Massive suspension upgrade
As part of an ongoing test of the latest WP XPLOR Pro Supertrax shock absorber and Cone Valve technology XPLOR Pro forks, this race will be one hell of a test.
The WESS Edition 350 EXC-F has WP AER (air) forks, the same spec as found on the SX-F motocross model range with the standard WP XLPOR EXC shock on the rear. The AER forks would be fine at Hawkstone and in the riding we’ve already done on them we’ve been pretty happy with their feel and feedback.
But Hawkstone is brutal when the dirt gets beaten up by so many riders and during the three-hour XC race on Sunday it is fair to say stock WP equipment cannot cope with treatment like that. It’s not designed to raced hard and in reality proves the reason why, if you’re doing this kind of riding, you need to upgrade.
Which is why we’ve got this set to test, all those braking and acceleration bumps will certainly put it to the test.
Read our explainer article on the WP XPLOR Enduro range: WP Suspension guide – the XPLOR Enduro range explained
Tough times ahead
The Hawkstone weekend consists of a Sprint race on Saturday followed by a three-hour Cross-Country on the Sunday. It’s a tough time for rider and bike so the standard practice is to run through the nuts and bolts around the engine and chassis to check everything is tight.
Fluids: check. Brake pads: nearly new, check. Spokes tight: check.
We’ve talked about the XC Gear bar mount before in test mule reports and it’ll be a must to help absorb some of those bumps in the Sunday race. We’re sticking with the Enduro Engineering handguards or roost deflectors too which have proved themselves this year so far. They bolt on the existing lever perches and twist on their own pivot point if you hit something. That means they’ll knock back in place dead easily when I drop it!
Dunlop EN91 tyres
This event is our chance to test out the Dunlop EN91 tyres properly. Since the tyres were launched they’ve proved a success at world level, not least by taking Team USA to ISDE victory in 2019 but this will actually be our first chance to test them properly.

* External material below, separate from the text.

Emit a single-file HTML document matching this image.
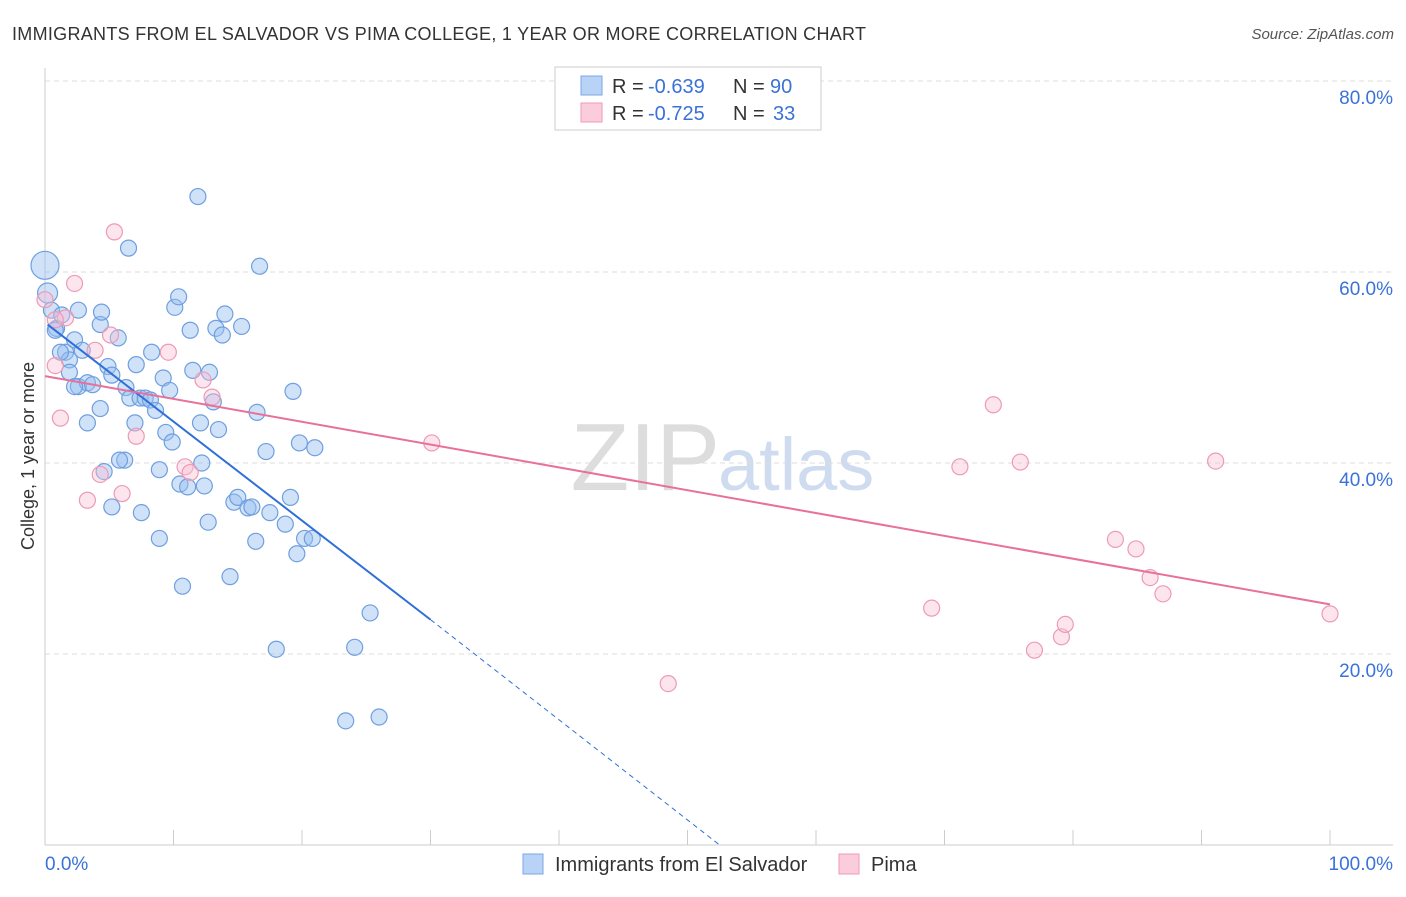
<!DOCTYPE html>
<html><head><meta charset="utf-8"><style>
body{margin:0;background:#fff;font-family:"Liberation Sans",sans-serif;}
svg text{font-family:"Liberation Sans",sans-serif;}
</style></head><body>
<svg id="chart" width="1406" height="892" xmlns="http://www.w3.org/2000/svg">
<text x="12" y="40" font-size="18" fill="#333" textLength="854">IMMIGRANTS FROM EL SALVADOR VS PIMA COLLEGE, 1 YEAR OR MORE CORRELATION CHART</text>
<text x="1394" y="39" font-size="15" fill="#555" font-style="italic" text-anchor="end">Source: ZipAtlas.com</text>
<text x="720" y="490" font-size="96" fill="#ddd" text-anchor="end" font-family="Liberation Serif">ZIP</text>
<text x="718" y="490" font-size="74" fill="#cfdcf0">atlas</text>
<g id="grid"></g><g id="axes"></g><g id="marks"></g>
<text x="34" y="456" font-size="18" fill="#333" text-anchor="middle" transform="rotate(-90 34 456)">College, 1 year or more</text>
<g>
<rect x="555" y="67" width="266" height="63" fill="#fff" stroke="#ccc"/>
<rect x="581" y="76" width="21" height="19" fill="#b8d3f5" stroke="#7aa8e8"/>
<rect x="581" y="103" width="21" height="19" fill="#fbccdb" stroke="#f09ab8"/>
<text x="612" y="93" font-size="20" fill="#333">R =</text>
<text x="648" y="93" font-size="20" fill="#3a72d8">-0.639</text>
<text x="733" y="93" font-size="20" fill="#333">N =</text>
<text x="770" y="93" font-size="20" fill="#3a72d8">90</text>
<text x="612" y="120" font-size="20" fill="#333">R =</text>
<text x="648" y="120" font-size="20" fill="#3a72d8">-0.725</text>
<text x="733" y="120" font-size="20" fill="#333">N =</text>
<text x="773" y="120" font-size="20" fill="#3a72d8">33</text>
</g>
<g>
<rect x="523" y="854" width="20" height="20" fill="#b8d3f5" stroke="#7aa8e8"/>
<text x="555" y="871" font-size="20" fill="#333">Immigrants from El Salvador</text>
<rect x="839" y="854" width="20" height="20" fill="#fbccdb" stroke="#f09ab8"/>
<text x="871" y="871" font-size="20" fill="#333">Pima</text>
</g>
</svg>
<script>
const blueX=[0,0.2,0.5,0.9,0.8,1.3,1.6,1.9,2.3,2.6,2.9,1.9,2.6,3.3,3.7,4.3,4.4,4.9,5.2,5.7,6.3,6.5,6.6,7.1,7.4,7.8,8.2,8.3,8.6,8.9,9.2,9.4,9.7,9.9,10.1,10.4,10.5,10.7,11.1,11.3,11.5,11.9,12.1,12.2,12.4,12.7,12.8,13.1,13.3,13.5,13.8,14.0,14.4,14.7,15.0,15.3,15.8,16.1,16.4,16.5,16.7,17.2,17.5,18.0,18.7,19.1,19.3,19.6,19.8,20.2,20.8,21.0,23.4,24.1,25.3,26.0,7.0,6.2,5.2,7.5,8.9,5.8,4.6,3.3,4.3,2.3,1.2];
const blueY=[60.7,57.8,56.0,54.1,53.9,55.5,51.6,50.8,52.9,56.0,51.8,49.5,48.0,48.4,48.2,54.5,55.8,50.1,49.2,53.1,47.9,62.5,46.8,50.3,46.8,46.8,46.6,51.6,45.5,39.3,48.9,43.2,47.6,42.2,56.3,57.4,37.8,27.1,37.5,53.9,49.7,67.9,44.2,40.0,37.6,33.8,49.5,46.4,54.1,43.5,53.4,55.6,28.1,35.9,36.4,54.3,35.3,35.4,31.8,45.3,60.6,41.2,34.8,20.5,33.6,36.4,47.5,30.5,42.1,32.1,32.1,41.6,13.0,20.7,24.3,13.4,44.2,40.3,35.4,34.8,32.1,40.3,39.1,44.2,45.7,48.0,51.6];
const pinkX=[0,0.8,1.2,1.6,2.3,3.3,3.9,4.3,5.4,6.0,5.1,7.1,9.6,10.9,11.3,12.3,13.0,30.1,48.5,69.0,71.2,73.8,75.9,77.0,79.1,79.4,83.3,84.9,86.0,87.0,91.1,100,0.8];
const pinkY=[57.1,50.2,44.7,55.2,58.8,36.1,51.8,38.8,64.2,36.8,53.4,42.8,51.6,39.6,39.0,48.7,46.9,42.1,16.9,24.8,39.6,46.1,40.1,20.4,21.8,23.1,32.0,31.0,28.0,26.3,40.2,24.2,55.0];
const yTicks=[20,40,60,80];
const xTickVals=[0,10,20,30,40,50,60,70,80,90,100];
const blueTrend=[[0.2,54.5],[30,23.6],[52.5,0]];
const pinkTrend=[[0,49.1],[100,25.2]];
const NS="http://www.w3.org/2000/svg";
const sx=v=>45+v*12.85, sy=v=>845-v*9.55;
function mk(tag,attrs,parent){const e=document.createElementNS(NS,tag);for(const k in attrs)e.setAttribute(k,attrs[k]);document.getElementById(parent).appendChild(e);return e;}
yTicks.forEach(t=>{
 const l=mk('line',{x1:45,x2:1393,y1:sy(t),y2:sy(t),stroke:'#ddd','stroke-dasharray':'5,4'},'grid');
 
 
 const tx=mk('text',{x:1393,y:sy(t)+23,'font-size':19,fill:'#3a72d8','text-anchor':'end'},'grid');
 tx.textContent=t.toFixed(1)+'%';
 
 
});
const ax=mk('line',{x1:45,x2:45,y1:68,y2:845,stroke:'#ccc'},'axes');


const bx=mk('line',{x1:45,x2:1393,y1:845,y2:845,stroke:'#ccc'},'axes');


xTickVals.forEach(t=>{
 const l=mk('line',{x1:sx(t),x2:sx(t),y1:830,y2:845,stroke:'#ccc'},'axes');
 
 
});
[[0,'start'],[100,'end']].forEach(([v,a])=>{
 const t=mk('text',{x:v==0?45:1393,y:870,'font-size':19,fill:'#3a72d8','text-anchor':a},'axes');
 t.textContent=v.toFixed(1)+'%';
 
 
});
blueX.forEach((x,i)=>{
 const r=i==0?14:(i==1?10:8);
 const c=mk('circle',{cx:sx(x),cy:sy(blueY[i]),r:r,fill:'rgba(150,190,240,0.45)',stroke:'#6f9fe0','stroke-width':1.2},'marks');
 
 
});
pinkX.forEach((x,i)=>{
 const c=mk('circle',{cx:sx(x),cy:sy(pinkY[i]),r:8,fill:'rgba(250,190,210,0.4)',stroke:'#ee9ab6','stroke-width':1.2},'marks');
 
 
});
const b1=mk('line',{x1:sx(blueTrend[0][0]),y1:sy(blueTrend[0][1]),x2:sx(blueTrend[1][0]),y2:sy(blueTrend[1][1]),stroke:'#2f6fd8','stroke-width':2},'marks');


const b2=mk('line',{x1:sx(blueTrend[1][0]),y1:sy(blueTrend[1][1]),x2:sx(blueTrend[2][0]),y2:sy(blueTrend[2][1]),stroke:'#2f6fd8','stroke-width':1,'stroke-dasharray':'5,4'},'marks');


const p1=mk('line',{x1:sx(pinkTrend[0][0]),y1:sy(pinkTrend[0][1]),x2:sx(pinkTrend[1][0]),y2:sy(pinkTrend[1][1]),stroke:'#e8709a','stroke-width':2},'marks');


</script>
</body></html>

Hawkstone Park is a famously sandy track but the enduro loops in the trees has some really loamy, leaf mould dirt with plenty of roots and some big sandstone rocks. It’s fair to say the EN91s will have a thorough test.
The WESS 350F comes with the KTM Power Parts front disc guard as standard but we’ve also added the Power Parts rear brake caliper and brake disc guard for this event. The rocks in the hills at this venue are big and the rear brake disc is vulnerable to them as the ruts and holes in between dig out. For the same reason we’ve upgraded the stock plastic sump guard for an aluminium one – again this is the KTM Power Parts tidy aluminium one.
Around the other side of the rear wheel, we’ve swapped out the stock chain guide for an AXP part we had in our parts box. It is a little used and came from our previous test mule but the beefier part protects the Supersprox steal tooth rear sprocket – another must for this sandy track which eats soft sprockets.
With 30 hours on the clock now this bike is well and truly bedded in and we’ve changed the oil a couple of times already. But a hard weekend ahead means a fresh batch went inside the 350’s engine. We’ve stuck with the stock recommended oil for the bike, Motorex Cross Power 4T 10W/50 JASO M2.
Fresh air (filter)
Last time out on the bike, a bone dry three hour XC race, the dust was unbelievable, truly as bad as it gets. The filter afterwards showed the effects of three hours sucking in clouds of powder. If ever you needed proof for fitting a well-prepped, good quality air filter this was it.
FunnelWeb Filters’ Pro Line using their own filter oil is race tested not just by us but in GNCC, ISDE, and EnduroGP. This stuff keeps bikes running in the worst conditions.
A couple of grip donuts to help with the blisters and a front grab strap just in case those steep rocky climbs catch us out and she’s ready and set for one big weekend. Bring it on.